4.12.2011

The Heedless Overuse of Certain Words: Start-Up

If you are a small business owner and are serious about your work, never use this term. 

Here in Silicon Valley, we originate and perpetuate our own brand of bullshit. Words that sound like they indicate "business" or "money" or "technology" are released from the Valley of Heart's Delight onto an unsuspecting nation that has lulled itself complacent with the common parlance. This phenomenon bloomed to maturity in the 1990s, of course, when Silicon Valley ruled an imaginary kingdom of wealth and beauty - a kingdom that only recently fell apart, but which lives on in the hearts and minds of the people here as a high watermark left behind by the destructive power of the imagination and the human capacity for self-delusion. 

During that era of greedy innocence, one term that was loosed like a mighty falcon across the vast plain of tech-boom hyperbole was "start-up."

"Start-up" inspires many questions, including the following:

  • What does it start? 
  • When does it start? 
  • What does it look like?
  • Does it only start and never stop? 
  • Does it only start and not do anything else?
  • Is it a thing I can put in my pocket (sounds small)? 
  • Is it a place to buy things? 
  • Does it make money? 
  • Who does it make money for? 
  • Will I like it? 
  • Is it a place where mature adults apply skill and talent to solving problems through industry and commerce?
  • Can I get it to turn into something else - for example, a profitable and practical business?
  • Is it just a bunch of guys eating Tofutti and playing with Hacky Sacks? 
  • Is it something that exists only in the mind? 
The short answer to the last question is "yes" (elaboration to follow in a bit).
    The funny thing about "start-up" is how amateurish it sounds if you stop and take it at face value. It sounds like some guys in a basement, just fucking around with some stuff. And yet the connotation is that it is a heavily-funded venture that is certain to blow up into a massive enterprise in no time. 
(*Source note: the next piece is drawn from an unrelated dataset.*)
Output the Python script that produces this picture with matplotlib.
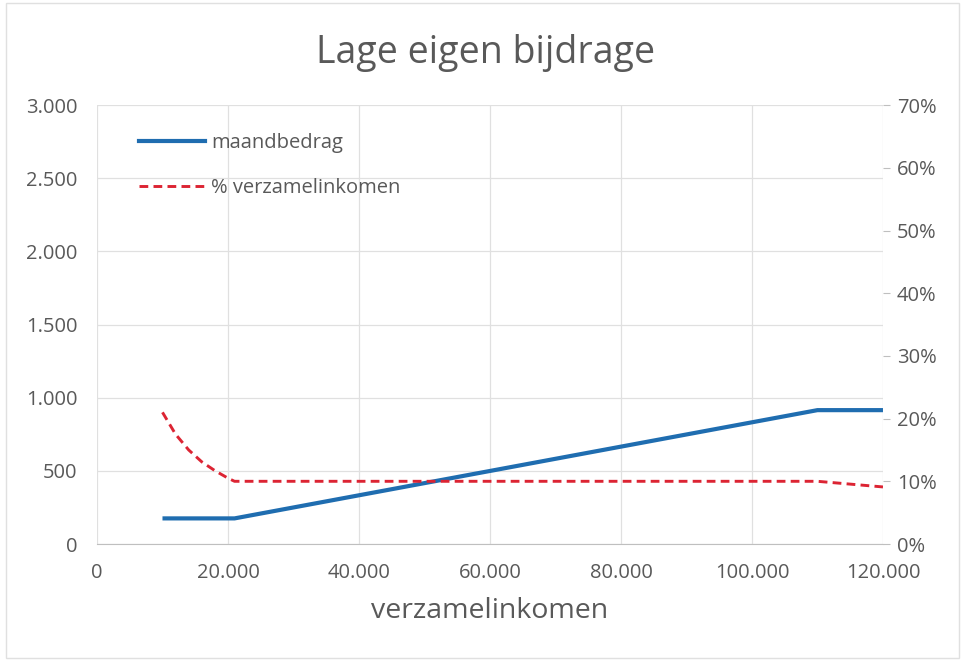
import matplotlib.pyplot as plt
from matplotlib.ticker import FuncFormatter, MultipleLocator
from matplotlib.lines import Line2D
import matplotlib.patches as patches

plt.rcParams['font.family'] = ['Open Sans', 'DejaVu Sans']

# data
inkomen_bedrag = [10000, 21000, 110000, 120000]
maandbedrag = [175, 175, 915, 915]

inkomen_pct = [10000, 12000, 14000, 16000, 18000, 20000, 21000, 110000, 120000]
pct_inkomen = [21.0, 17.5, 15.0, 13.1, 11.7, 10.5, 10.0, 10.0, 9.1]

blue = '#1f6db0'
red = '#dc2433'
grid = '#e0e0e0'
text_col = '#595959'


def nl_thousands(v, pos):
    return f"{int(round(v)):,}".replace(",", ".")


fig = plt.figure(figsize=(9.65, 6.61), dpi=100)
ax = fig.add_axes([0.1005, 0.177, 0.8145, 0.664])
ax2 = ax.twinx()

ax.plot(inkomen_bedrag, maandbedrag, color=blue, lw=3, solid_capstyle='butt', zorder=3)
ax2.plot(inkomen_pct, pct_inkomen, color=red, lw=2.1, ls=(0, (3, 1.8)), zorder=3)

ax.set_xlim(0, 120000)
ax.set_ylim(0, 3000)
ax2.set_ylim(0, 70)
ax.xaxis.set_major_locator(MultipleLocator(20000))
ax.yaxis.set_major_locator(MultipleLocator(500))
ax2.yaxis.set_major_locator(MultipleLocator(10))
ax.xaxis.set_major_formatter(FuncFormatter(nl_thousands))
ax.yaxis.set_major_formatter(FuncFormatter(nl_thousands))
ax2.yaxis.set_major_formatter(FuncFormatter(lambda v, p: f"{int(v)}%"))

ax.grid(True, color=grid, lw=0.9)
ax.set_axisbelow(True)
for a in (ax, ax2):
    for s in ('top', 'left', 'right'):
        a.spines[s].set_visible(False)
    a.spines['bottom'].set_color('#bfbfbf')
ax2.spines['bottom'].set_visible(False)

ax.tick_params(axis='y', length=0, pad=14, labelsize=14.5, labelcolor=text_col)
ax.tick_params(axis='x', length=0, pad=14, labelsize=14.5, labelcolor=text_col)
ax2.tick_params(axis='y', length=5, color='#bfbfbf', pad=5, labelsize=14.5, labelcolor=text_col)

ax.set_xlabel('verzamelinkomen', fontsize=20.5, color=text_col, labelpad=10)
fig.text(0.503, 0.92, 'Lage eigen bijdrage', ha='center', va='center', fontsize=27, color=text_col)

handles = [Line2D([], [], color=blue, lw=3),
           Line2D([], [], color=red, lw=2.1, ls=(0, (3, 1.8)))]
ax.legend(handles, ['maandbedrag', '% verzamelinkomen'], loc='upper left',
          bbox_to_anchor=(0.03, 0.978), frameon=False, handlelength=3.3,
          handletextpad=0.3, labelspacing=1.25, fontsize=14.5, labelcolor=text_col)

fig.patches.append(patches.Rectangle((0.006, 0.005), 0.988, 0.99, transform=fig.transFigure,
                                     fill=False, edgecolor=grid, lw=1))

fig.savefig('out.png', dpi=100)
    But what "start-up" actually means is this: a group of fast-talking tools who are working to gather the balls to pitch their concept to so-called venture capitalists and convince them to fund the operation to a certain extent, despite the fact that said concept only exists in their minds and has not sustained anything like the rigors of the marketplace.

    So yes, a "start-up" is a thing: it is nothing more or less than a shared delusion.
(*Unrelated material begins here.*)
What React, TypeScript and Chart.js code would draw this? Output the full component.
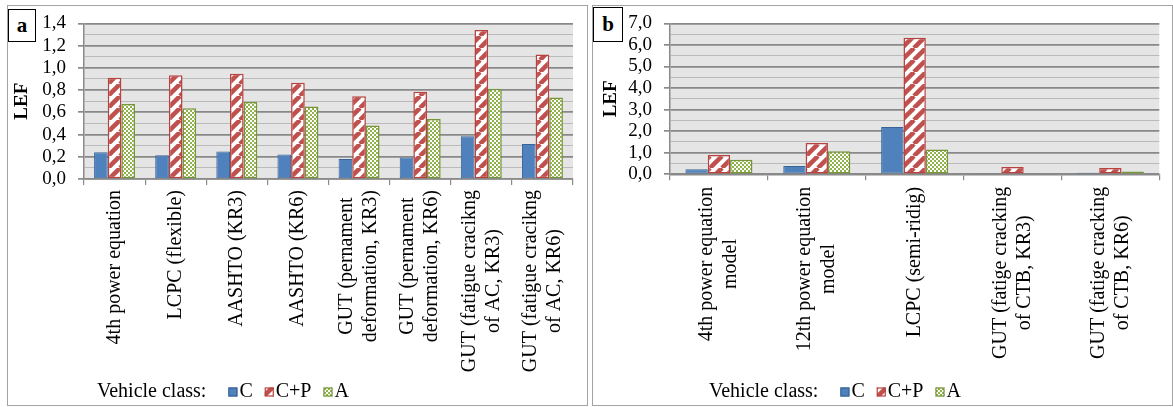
import React, { useEffect, useRef } from 'react';
import { Chart, registerables } from 'chart.js';

Chart.register(...registerables);

const FONT = '"Liberation Serif", "Times New Roman", serif';

// ---------- data ----------
const seriesNames = ['C', 'C+P', 'A'];

const categoriesA: (string | string[])[] = [
  '4th power equation',
  'LCPC (flexible)',
  'AASHTO (KR3)',
  'AASHTO (KR6)',
  ['GUT (pernament', 'deformation, KR3)'],
  ['GUT (pernament', 'deformation, KR6)'],
  ['GUT (fatigue cracikng', 'of AC, KR3)'],
  ['GUT (fatigue cracikng', 'of AC, KR6)'],
];
const valuesA_C = [0.24, 0.214, 0.247, 0.22, 0.179, 0.194, 0.384, 0.314];
const valuesA_CP = [0.91, 0.933, 0.948, 0.866, 0.745, 0.784, 1.341, 1.121];
const valuesA_A = [0.675, 0.637, 0.693, 0.652, 0.481, 0.54, 0.813, 0.734];

const categoriesB: (string | string[])[] = [
  ['4th power equation', 'model'],
  ['12th power equation', 'model'],
  'LCPC (semi-ridig)',
  ['GUT (fatige cracking', 'of CTB, KR3)'],
  ['GUT (fatige cracking', 'of CTB, KR6)'],
];
const valuesB_C = [0.24, 0.385, 2.19, 0.02, 0.074];
const valuesB_CP = [0.89, 1.45, 6.335, 0.34, 0.296];
const valuesB_A = [0.67, 1.066, 1.155, 0.02, 0.133];

const yMaxA = 1.4;
const yStepA = 0.1;
const yMajorA = 0.2;
const yMaxB = 7;
const yStepB = 0.5;
const yMajorB = 1;

const legendTitle = 'Vehicle class:';
const axisTitle = 'LEF';

// ---------- styles ----------
const BLUE = '#4f81bd';
const BLUE_D = '#3a6496';
const RED = '#c0504d';
const RED_D = '#b8423f';
const GREEN = '#8fb24a';
const GREEN_D = '#77963a';
const AXIS = '#8a8a8a';
const MAJOR = '#888888';
const MINOR = '#bababa';
const PLOT_BG = '#e5e5e5';

function makeStripe(): CanvasPattern | string {
  const s = 12;
  const c = document.createElement('canvas');
  c.width = s;
  c.height = s;
  const t = c.getContext('2d');
  if (!t) return RED;
  t.fillStyle = '#ffffff';
  t.fillRect(0, 0, s, s);
  t.strokeStyle = RED;
  t.lineWidth = 4.5;
  for (let k = -1; k <= 1; k++) {
    t.beginPath();
    t.moveTo(k * s, s);
    t.lineTo(k * s + s, 0);
    t.stroke();
  }
  return t.createPattern(c, 'repeat') || RED;
}

function makeChecker(): CanvasPattern | string {
  const c = document.createElement('canvas');
  c.width = 4;
  c.height = 4;
  const t = c.getContext('2d');
  if (!t) return GREEN;
  t.fillStyle = '#ffffff';
  t.fillRect(0, 0, 4, 4);
  t.fillStyle = GREEN;
  t.fillRect(0, 0, 2, 2);
  t.fillRect(2, 2, 2, 2);
  return t.createPattern(c, 'repeat') || GREEN;
}

type PanelCfg = {
  cats: (string | string[])[];
  c: number[];
  cp: number[];
  a: number[];
  max: number;
  step: number;
  major: number;
  top: number;
  right: number;
  yWidth: number;
  xHeight: number;
  catPct: number;
  titlePad: number;
  labelGap: number;
  legendX: number;
  legendY: number;
};

const isMajor = (v: number, major: number) =>
  Math.abs(v / major - Math.round(v / major)) < 1e-6;

function buildChart(canvas: HTMLCanvasElement, p: PanelCfg) {
  const stripe = makeStripe();
  const checker = makeChecker();
  const fills = [BLUE, stripe, checker];
  const strokes = [BLUE_D, RED_D, GREEN_D];

  const bgPlugin = {
    id: 'plotBg',
    beforeDraw(chart: any) {
      const { ctx, chartArea } = chart;
      ctx.save();
      ctx.fillStyle = PLOT_BG;
      ctx.fillRect(chartArea.left, chartArea.top, chartArea.right - chartArea.left, chartArea.bottom - chartArea.top);
      ctx.restore();
    },
  };

  const LH = 24;
  const xLabelPlugin = {
    id: 'xLabels',
    afterDraw(chart: any) {
      const ctx = chart.ctx;
      const xs = chart.scales.x;
      ctx.save();
      ctx.font = `20px ${FONT}`;
      ctx.fillStyle = '#000';
      ctx.textAlign = 'center';
      ctx.textBaseline = 'middle';
      p.cats.forEach((lab, i) => {
        const lines = Array.isArray(lab) ? lab : [lab];
        const cx = xs.getPixelForValue(i);
        const W = Math.max(...lines.map((l) => ctx.measureText(l).width));
        const cy = xs.top + p.labelGap + W / 2;
        lines.forEach((l, j) => {
          ctx.save();
          ctx.translate(cx + (j - (lines.length - 1) / 2) * LH, cy);
          ctx.rotate(-Math.PI / 2);
          ctx.fillText(l, 0, 0);
          ctx.restore();
        });
      });
      ctx.restore();
    },
  };

  const legendPlugin = {
    id: 'customLegend',
    afterDraw(chart: any) {
      const ctx = chart.ctx;
      ctx.save();
      ctx.font = `20px ${FONT}`;
      ctx.fillStyle = '#000';
      ctx.textAlign = 'left';
      ctx.textBaseline = 'middle';
      let x = p.legendX;
      const y = p.legendY;
      ctx.fillText(legendTitle, x, y);
      x += ctx.measureText(legendTitle).width + 22;
      seriesNames.forEach((name, i) => {
        const bs = 9;
        ctx.fillStyle = fills[i] as any;
        ctx.fillRect(x, y - bs / 2, bs, bs);
        ctx.strokeStyle = strokes[i];
        ctx.lineWidth = 1.2;
        ctx.strokeRect(x + 0.5, y - bs / 2 + 0.5, bs - 1, bs - 1);
        x += bs + 2;
        ctx.fillStyle = '#000';
        ctx.fillText(name, x, y);
        x += ctx.measureText(name).width + 12;
      });
      ctx.restore();
    },
  };

  const labels = p.cats.map((c) => (Array.isArray(c) ? c.join(' ') : c));
  const seriesData = [p.c, p.cp, p.a];

  return new Chart(canvas, {
    type: 'bar',
    data: {
      labels,
      datasets: seriesNames.map((name, i) => ({
        label: name,
        data: seriesData[i],
        backgroundColor: fills[i] as any,
        borderColor: strokes[i],
        borderWidth: i === 0 ? 1 : 1.5,
        borderSkipped: false,
        categoryPercentage: p.catPct,
        barPercentage: 1,
      })),
    },
    options: {
      responsive: false,
      animation: false,
      devicePixelRatio: 1,
      layout: { padding: { left: 0, top: p.top, right: p.right, bottom: 0 } },
      plugins: {
        legend: { display: false },
        tooltip: { enabled: false },
      },
      scales: {
        x: {
          ticks: { display: false },
          grid: {
            drawOnChartArea: false,
            drawTicks: true,
            tickLength: 6,
            color: AXIS,
            lineWidth: 1.2,
            offset: true,
          },
          border: { display: true, color: AXIS, width: 1.5 },
          afterFit: (s: any) => {
            s.height = p.xHeight;
          },
        },
        y: {
          min: 0,
          max: p.max,
          ticks: {
            stepSize: p.step,
            autoSkip: false,
            padding: 12,
            color: '#000',
            font: { family: FONT, size: 19 },
            callback: (v: any) => {
              const n = Number(v);
              return isMajor(n, p.major) ? n.toFixed(1).replace('.', ',') : '';
            },
          },
          grid: {
            color: (ctx: any) => (isMajor(ctx.tick ? ctx.tick.value : 0, p.major) ? MAJOR : MINOR),
            lineWidth: (ctx: any) => (isMajor(ctx.tick ? ctx.tick.value : 0, p.major) ? 1.7 : 1),
            tickColor: (ctx: any) =>
              isMajor(ctx.tick ? ctx.tick.value : 0, p.major) ? AXIS : 'rgba(0,0,0,0)',
            tickLength: 6,
            drawTicks: true,
          },
          border: { display: true, color: AXIS, width: 1.5 },
          title: {
            display: true,
            text: axisTitle,
            color: '#000',
            font: { family: FONT, size: 19, weight: 'bold' },
            padding: { top: p.titlePad, bottom: 0 },
          },
          afterFit: (s: any) => {
            s.width = p.yWidth;
          },
        },
      },
    },
    plugins: [bgPlugin, xLabelPlugin, legendPlugin],
  } as any);
}

function Panel(props: { cfg: PanelCfg; width: number; height: number; left: number }) {
  const ref = useRef<HTMLCanvasElement | null>(null);
  useEffect(() => {
    if (!ref.current) return;
    const chart = buildChart(ref.current, props.cfg);
    return () => chart.destroy();
  }, []);
  return (
    <canvas
      ref={ref}
      width={props.width}
      height={props.height}
      style={{ position: 'absolute', left: props.left, top: 0, width: props.width, height: props.height, display: 'block' }}
    />
  );
}

const cfgA: PanelCfg = {
  cats: categoriesA,
  c: valuesA_C,
  cp: valuesA_CP,
  a: valuesA_A,
  max: yMaxA,
  step: yStepA,
  major: yMajorA,
  top: 20,
  right: 17,
  yWidth: 84,
  xHeight: 228,
  catPct: 0.67,
  titlePad: 11,
  labelGap: 11,
  legendX: 97,
  legendY: 392,
};

const cfgB: PanelCfg = {
  cats: categoriesB,
  c: valuesB_C,
  cp: valuesB_CP,
  a: valuesB_A,
  max: yMaxB,
  step: yStepB,
  major: yMajorB,
  top: 16.7,
  right: 13.7,
  yWidth: 80,
  xHeight: 232.7,
  catPct: 0.685,
  titlePad: 10,
  labelGap: 12.5,
  legendX: 119,
  legendY: 392,
};

const boxStyle: React.CSSProperties = {
  position: 'absolute',
  border: '1px solid #000',
  background: '#fff',
  fontFamily: FONT,
  fontWeight: 'bold',
  fontSize: 21,
  display: 'flex',
  alignItems: 'center',
  justifyContent: 'center',
  boxSizing: 'border-box',
  lineHeight: 1,
};

export default function App() {
  return (
    <div
      style={{
        position: 'absolute',
        left: 0,
        top: 0,
        width: 1173,
        height: 407,
        background: '#fff',
        overflow: 'hidden',
      }}
    >
      <Panel cfg={cfgA} width={590} height={407} left={0} />
      <Panel cfg={cfgB} width={583} height={407} left={590} />
      <div
        style={{
          position: 'absolute',
          left: 7,
          top: 5,
          width: 581,
          height: 401,
          border: '1px solid #a3a3a3',
          boxSizing: 'border-box',
          pointerEvents: 'none',
        }}
      />
      <div
        style={{
          position: 'absolute',
          left: 592,
          top: 5,
          width: 581,
          height: 401,
          border: '1px solid #a3a3a3',
          boxSizing: 'border-box',
          pointerEvents: 'none',
        }}
      />
      <div style={{ ...boxStyle, left: 8, top: 9, width: 28, height: 33 }}>a</div>
      <div style={{ ...boxStyle, left: 593, top: 7, width: 30, height: 35 }}>b</div>
    </div>
  );
}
    And here is why: Because someone might decide to give a few hundred thousand - or several million - dollars to someone who persuades them to do so. Because "start-up" actually means a business that is not a business - it's an organization that has not weathered the true tests a money-making enterprise must take and continue to take, nor has it been subject to a pragmatic decision-making process that transforms initiative into marketplace viability.

    The fact that start-ups were a common feature of the wholly-absurd technology boom of the 1990s is not a surprise. The concept fits well with the opportunistic salesmen and wide-eyed techies who drove that period with a surreal combination of technical skill and mystifyingly retarded social skills.


    But now that we have seen the long-term damage wrought by that era of heedless, jingoistic fantasia, there is no excuse for the term "start-up" to exist at all, let alone the fact of start-ups themselves - entities that attract "investors" by virtue of mere rhetoric.


    As is always the case, the perversion lies not with the words themselves but with the thoughts that inspire their use.